Problem to work on
Among the following entries, count the lines that contain "matplotlib" and report only the result.

Task input
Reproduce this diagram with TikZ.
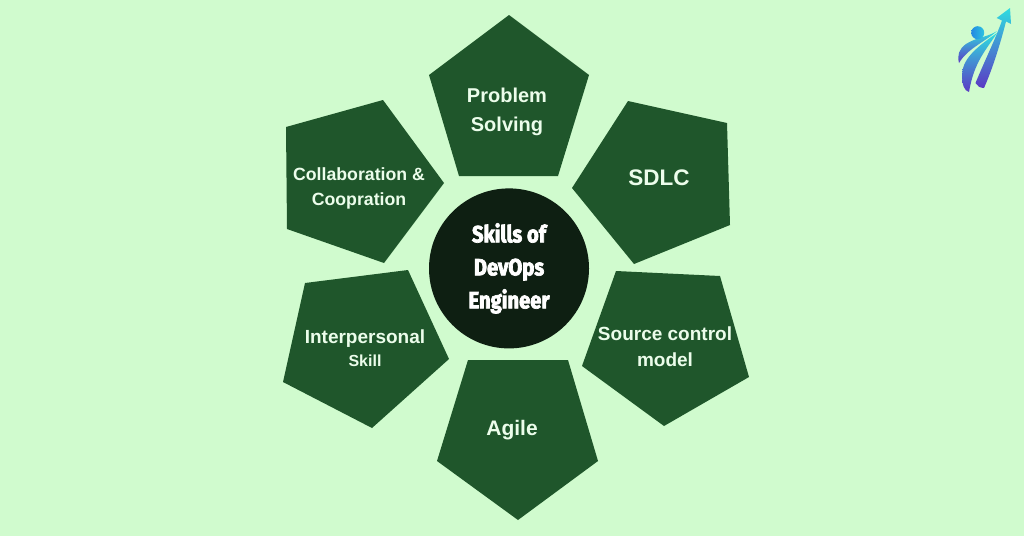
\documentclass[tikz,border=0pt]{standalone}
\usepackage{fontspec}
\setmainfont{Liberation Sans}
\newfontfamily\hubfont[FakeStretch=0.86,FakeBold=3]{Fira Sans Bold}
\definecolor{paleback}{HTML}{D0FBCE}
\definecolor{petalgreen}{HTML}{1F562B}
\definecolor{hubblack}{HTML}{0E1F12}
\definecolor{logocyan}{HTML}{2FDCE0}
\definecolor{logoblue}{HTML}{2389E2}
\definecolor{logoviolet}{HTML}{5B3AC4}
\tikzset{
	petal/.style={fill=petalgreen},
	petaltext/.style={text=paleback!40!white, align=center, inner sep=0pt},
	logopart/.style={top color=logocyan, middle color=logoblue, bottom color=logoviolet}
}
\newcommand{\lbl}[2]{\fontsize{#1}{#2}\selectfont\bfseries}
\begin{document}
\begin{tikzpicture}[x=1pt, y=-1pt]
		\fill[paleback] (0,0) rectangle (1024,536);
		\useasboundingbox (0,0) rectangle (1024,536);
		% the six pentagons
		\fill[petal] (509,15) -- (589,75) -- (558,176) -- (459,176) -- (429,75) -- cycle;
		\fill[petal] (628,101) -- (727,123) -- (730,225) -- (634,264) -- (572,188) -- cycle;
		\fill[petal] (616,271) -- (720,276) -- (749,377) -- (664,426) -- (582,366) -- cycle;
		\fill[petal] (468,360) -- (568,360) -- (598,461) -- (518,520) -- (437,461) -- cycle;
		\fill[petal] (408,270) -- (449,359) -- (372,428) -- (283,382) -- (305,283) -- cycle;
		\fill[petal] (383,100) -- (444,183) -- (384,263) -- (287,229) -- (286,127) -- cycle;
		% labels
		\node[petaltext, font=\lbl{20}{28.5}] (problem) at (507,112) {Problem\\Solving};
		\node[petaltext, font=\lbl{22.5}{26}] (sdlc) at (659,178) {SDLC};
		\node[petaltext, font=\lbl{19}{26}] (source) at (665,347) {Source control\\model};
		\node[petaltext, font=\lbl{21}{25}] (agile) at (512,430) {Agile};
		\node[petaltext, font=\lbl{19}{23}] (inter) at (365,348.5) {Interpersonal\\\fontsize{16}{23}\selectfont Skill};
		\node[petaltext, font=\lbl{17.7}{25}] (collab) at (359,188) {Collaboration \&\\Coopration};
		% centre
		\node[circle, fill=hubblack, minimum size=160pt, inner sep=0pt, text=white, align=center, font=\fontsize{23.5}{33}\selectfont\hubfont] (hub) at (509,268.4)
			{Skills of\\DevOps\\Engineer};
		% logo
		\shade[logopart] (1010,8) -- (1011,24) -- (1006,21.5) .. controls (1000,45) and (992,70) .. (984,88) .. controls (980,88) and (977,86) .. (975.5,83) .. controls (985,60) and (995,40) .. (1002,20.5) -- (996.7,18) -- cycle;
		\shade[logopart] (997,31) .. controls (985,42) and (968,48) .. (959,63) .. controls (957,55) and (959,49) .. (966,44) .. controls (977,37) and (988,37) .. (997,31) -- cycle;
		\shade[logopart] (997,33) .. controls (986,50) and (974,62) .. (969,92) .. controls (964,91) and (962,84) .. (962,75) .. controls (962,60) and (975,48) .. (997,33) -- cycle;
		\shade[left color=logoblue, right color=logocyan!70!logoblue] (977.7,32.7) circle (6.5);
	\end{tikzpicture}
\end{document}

--

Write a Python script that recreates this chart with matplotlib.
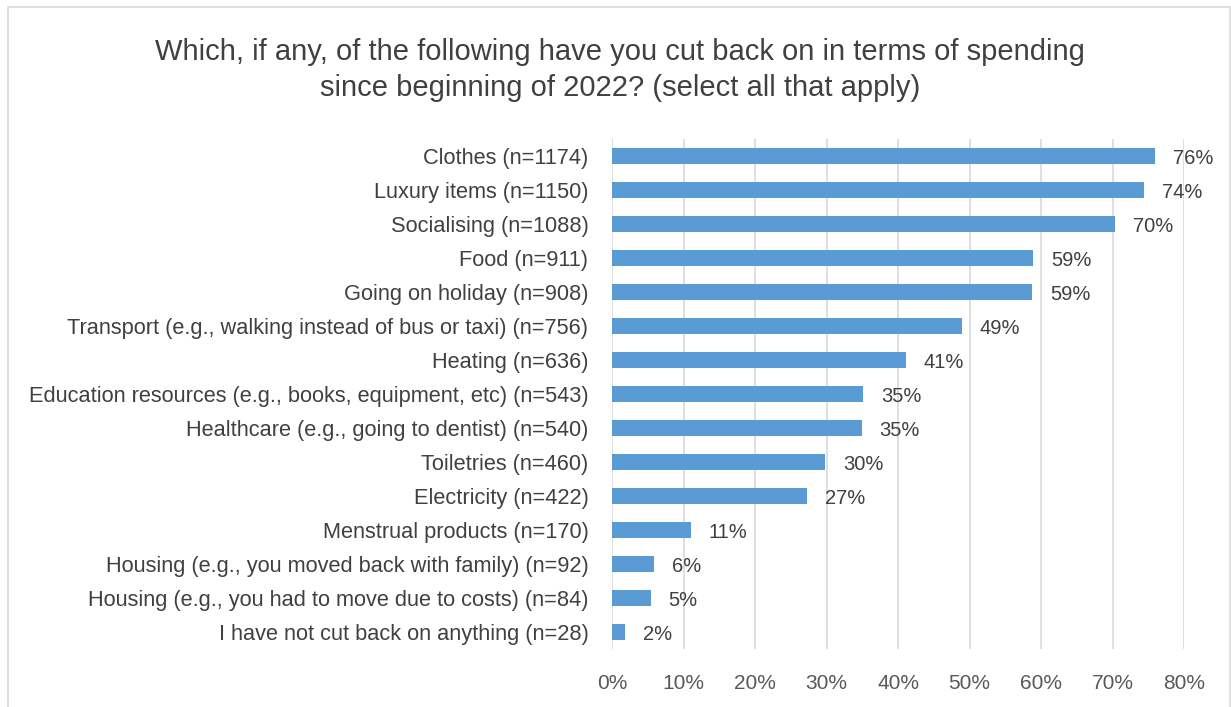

==

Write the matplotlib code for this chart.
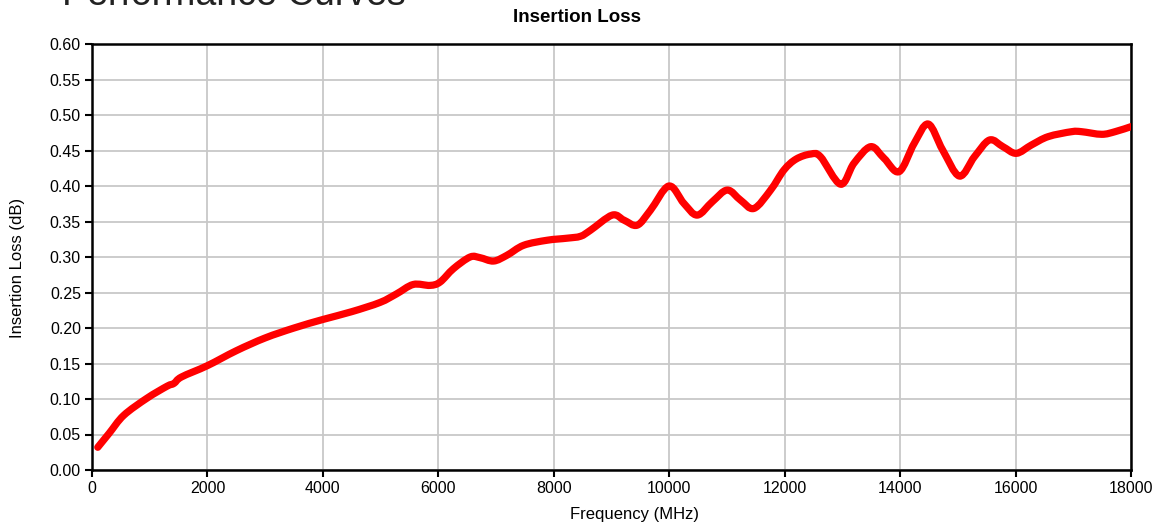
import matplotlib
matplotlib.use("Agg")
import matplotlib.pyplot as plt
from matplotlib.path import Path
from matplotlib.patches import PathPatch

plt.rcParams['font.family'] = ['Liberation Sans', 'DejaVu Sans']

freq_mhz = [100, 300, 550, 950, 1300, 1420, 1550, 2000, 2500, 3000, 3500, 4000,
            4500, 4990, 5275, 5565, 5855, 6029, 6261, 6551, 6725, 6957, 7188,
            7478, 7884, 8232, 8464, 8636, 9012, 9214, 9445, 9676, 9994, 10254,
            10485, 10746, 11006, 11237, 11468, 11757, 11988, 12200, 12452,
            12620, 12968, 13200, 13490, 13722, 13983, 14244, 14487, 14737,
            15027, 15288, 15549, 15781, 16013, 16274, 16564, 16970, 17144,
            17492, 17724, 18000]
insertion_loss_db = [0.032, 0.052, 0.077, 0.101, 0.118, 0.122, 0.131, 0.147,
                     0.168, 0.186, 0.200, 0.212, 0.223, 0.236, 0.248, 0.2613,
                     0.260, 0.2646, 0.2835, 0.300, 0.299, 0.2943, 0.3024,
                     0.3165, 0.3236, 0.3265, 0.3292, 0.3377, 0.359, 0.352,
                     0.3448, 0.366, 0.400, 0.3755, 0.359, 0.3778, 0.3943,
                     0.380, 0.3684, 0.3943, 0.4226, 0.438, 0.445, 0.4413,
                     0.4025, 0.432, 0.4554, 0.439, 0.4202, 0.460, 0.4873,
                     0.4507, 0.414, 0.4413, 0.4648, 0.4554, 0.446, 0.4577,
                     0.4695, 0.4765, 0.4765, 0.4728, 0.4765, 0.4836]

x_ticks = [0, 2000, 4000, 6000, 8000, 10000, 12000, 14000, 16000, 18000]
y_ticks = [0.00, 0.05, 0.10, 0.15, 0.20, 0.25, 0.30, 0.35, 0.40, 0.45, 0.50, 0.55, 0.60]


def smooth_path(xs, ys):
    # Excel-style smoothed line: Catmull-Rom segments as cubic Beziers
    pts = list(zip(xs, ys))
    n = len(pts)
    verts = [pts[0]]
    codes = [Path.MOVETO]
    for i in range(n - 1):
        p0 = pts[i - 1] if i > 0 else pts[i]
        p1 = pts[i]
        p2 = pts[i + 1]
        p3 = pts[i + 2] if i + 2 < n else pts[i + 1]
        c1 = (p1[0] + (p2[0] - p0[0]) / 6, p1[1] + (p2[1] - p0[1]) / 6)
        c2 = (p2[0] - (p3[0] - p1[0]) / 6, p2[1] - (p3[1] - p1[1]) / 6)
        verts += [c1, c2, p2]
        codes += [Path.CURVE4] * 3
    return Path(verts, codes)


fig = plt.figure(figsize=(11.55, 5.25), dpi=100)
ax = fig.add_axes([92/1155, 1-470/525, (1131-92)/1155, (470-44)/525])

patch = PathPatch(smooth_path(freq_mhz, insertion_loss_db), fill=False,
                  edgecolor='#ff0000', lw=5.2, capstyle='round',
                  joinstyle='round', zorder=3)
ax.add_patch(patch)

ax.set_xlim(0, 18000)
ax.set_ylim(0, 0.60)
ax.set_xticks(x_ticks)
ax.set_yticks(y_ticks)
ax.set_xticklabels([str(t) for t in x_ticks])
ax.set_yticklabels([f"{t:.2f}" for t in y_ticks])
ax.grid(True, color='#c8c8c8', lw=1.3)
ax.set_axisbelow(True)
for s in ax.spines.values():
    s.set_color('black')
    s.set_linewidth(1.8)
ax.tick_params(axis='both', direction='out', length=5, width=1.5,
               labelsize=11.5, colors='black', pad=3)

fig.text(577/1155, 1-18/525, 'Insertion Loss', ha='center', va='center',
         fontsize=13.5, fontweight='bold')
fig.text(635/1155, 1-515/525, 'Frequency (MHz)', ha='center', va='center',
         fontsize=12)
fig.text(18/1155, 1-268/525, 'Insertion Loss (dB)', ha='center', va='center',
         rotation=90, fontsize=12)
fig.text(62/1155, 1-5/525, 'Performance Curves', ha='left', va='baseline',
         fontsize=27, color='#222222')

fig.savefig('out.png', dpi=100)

Written response
7